My living plans for next school year are suddenly in limbo because one of the four people I was living with was supposed to be B, the girl I liked and the other two people, L and P, are worried that there'd be unnecessary drama if she were bring a guy home but if they decide that I can't end up living with them then I have no clue what I'm gonna do for housing because the deadline already passed for on-campus housing and I wasn't trying to live on campus next year.

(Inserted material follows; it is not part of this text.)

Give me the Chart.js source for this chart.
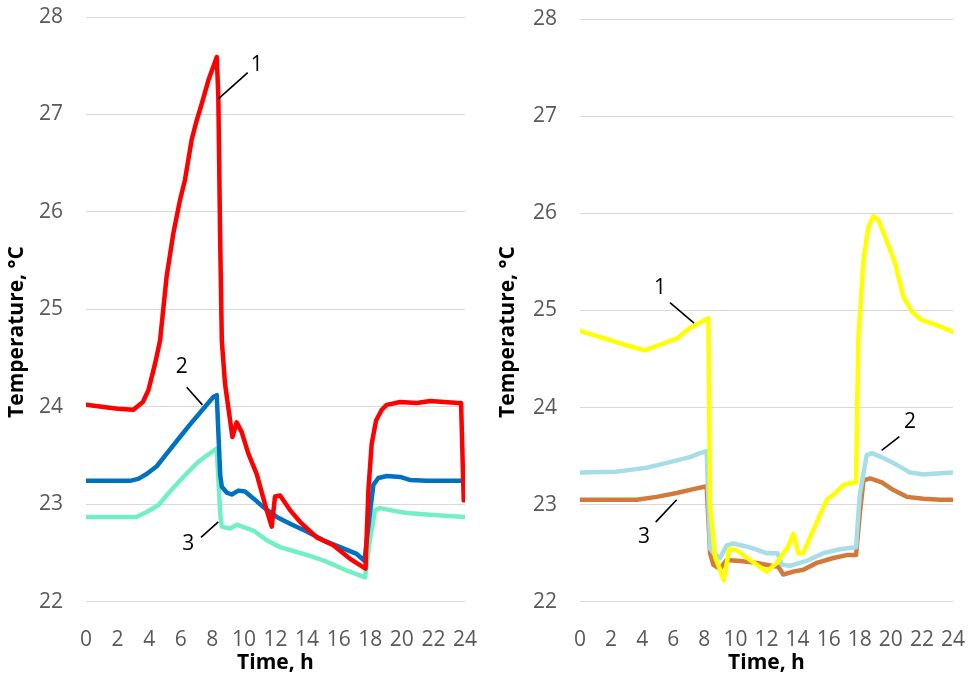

In addition, I've decided that I'm pretty much done and over trying to get into a romantic relationship with B because she's either not being truthful with me or with L. According to L, me and B being together is something that's not ever gonna happen, but when B and I talked last week about our feelings about each other, it seemed more like it wasn't a matter of if we end up together but when we end up together. Which means that the way she's talking to L about shit is totally different from the way she's talking to me about shit. I'm cool with just staying close friends but I can't deal with this conflicting information I keep getting from both sides or this fucking rollercoaster of emotions.
Finally, my roommate's been a douche to me all day because I said some stupid shit about B when I was drunk last night (albeit I did tell him I might be in love; I'm not) and he said B came into my dorm last night to make sure I wasn't dying or anything but apparently she said something to him about me but he refuses to tell me and claims that 'I shouldn't care because I'm over it'.
So basically my stress/anxiety level has shot up from about a 40 to an 85 in the span of about 14 hours.